There are deeper moral questions involved. Let’s grant that certain Chinese citizens violate certain human rights. Should moral decisions like trading with either the violating citizens of that government or the particular persons responsible for the human rights violations be made by you and you alone, or should they be made for you by the U.S. government? The power of the U.S. government can stop you from trading with Chinese citizens. Donald Trump has written “The United States is considering, in addition to other options, stopping all trade with any country doing business with North Korea.” Is it right that the U.S. has this power, or should you and you alone have the decision rights to trade with someone or not to trade?

If the U.S. government stops you from trading, is that a moral act? Is it right or is it wrong? Who has the right to decide with whom you trade? Do you have it or does your government have it? You have it prior to any possibility that the government has it. Your rights as a person flow directly from your self-ownership, which means your natural control over your own life, liberty and property; and your very existence and self-ownership are natural facts prior to any government. The government could only have control over your decisions with whom to trade if you assigned or delegated that right to the government. Did you? Did you appoint or instruct Donald Trump to perform this decision for you?

Clearly, you made no such assignment of your right. Others will argue that in some mysterious collective manner, through an election procedure and a Constitution, both of which are also out of your hands and thrust upon you, you have legitimized this power that Trump is considering. Clearly, that argument has no merit. There is no way to infer your delegation of this power, even if you voted. If you authorized or endorsed this government power, where is the proof of it? When and how did you do it? Is your birth in the country evidence of it? Did reaching the age of 16 or 18 or 21 accomplish this transfer? Did going to public school do it? Did your parents do it for you? If you voted for the lesser of two evils, did that participation in the system mean that you had transferred rights to the government? Which ones? Which ones did you retain and which ones did you assign?

Some will argue that you’ve approved this power implicitly by living and staying in the country. Is it true that living in a given place means that you consent to the powers of the government that rules that place? Tell that to the American colonists who carried out a revolution against King George and the British rule. But, we are told, that’s a strained analogy because you are not actively rebelling with force of arms against the government. True enough, but if we do not participate in an armed revolution against our government, does that mean we consent to it? Does our voice raised against the government count for nothing? Does argument not suffice to express a lack of consent?

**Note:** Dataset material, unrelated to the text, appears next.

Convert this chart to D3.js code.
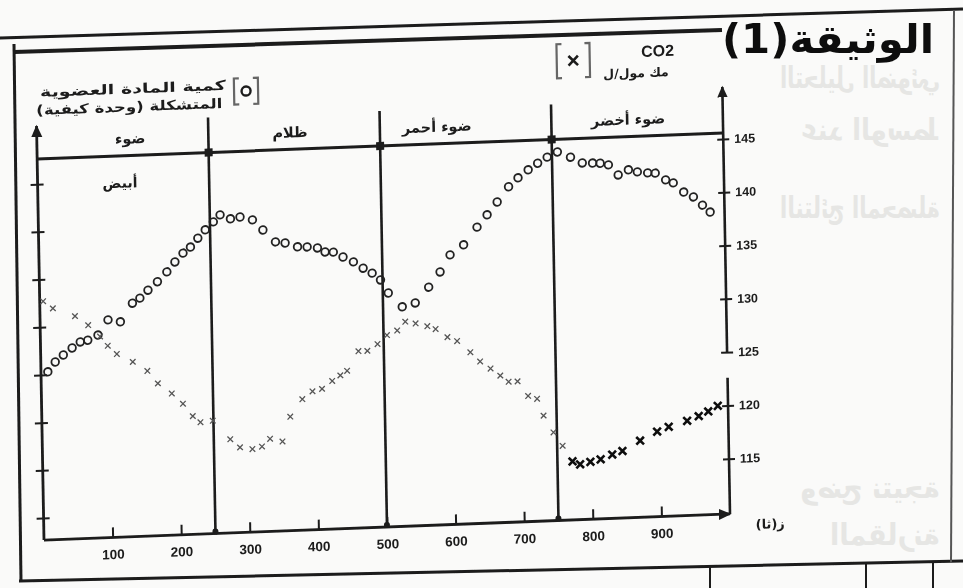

A government only has a right to decide whom you trade with if you’ve assigned that right to that government. If you haven’t done so, then the government has usurped that power. It has seized that power unlawfully, and that is exactly what has happened. The power that Trump and other presidents are using or may use to stop us from trading with whomever we may wish to is a usurpation. It is a power taken from us by force. It is an aggression. If the government stops you from trading with citizens of China or North Korea or Russia, it’s immoral because it’s an exercise of a usurped power.

The problem of usurpation by our government is much, much, much worse than this case. There is a huge structure of purely domestic powers being exercised by our government that are usurpations. Manufacturing and commerce are not accomplished by free markets within this country. The provision of health services is not through free markets. One industry after another is subject to usurped government powers. Can you run any business or develop any piece of land or real estate without running headlong into a panoply of labor laws and environmental laws? Trade is restricted in countless ways that have removed your rights. Government usurpations are the order of the day. They are called “laws” and “regulations”.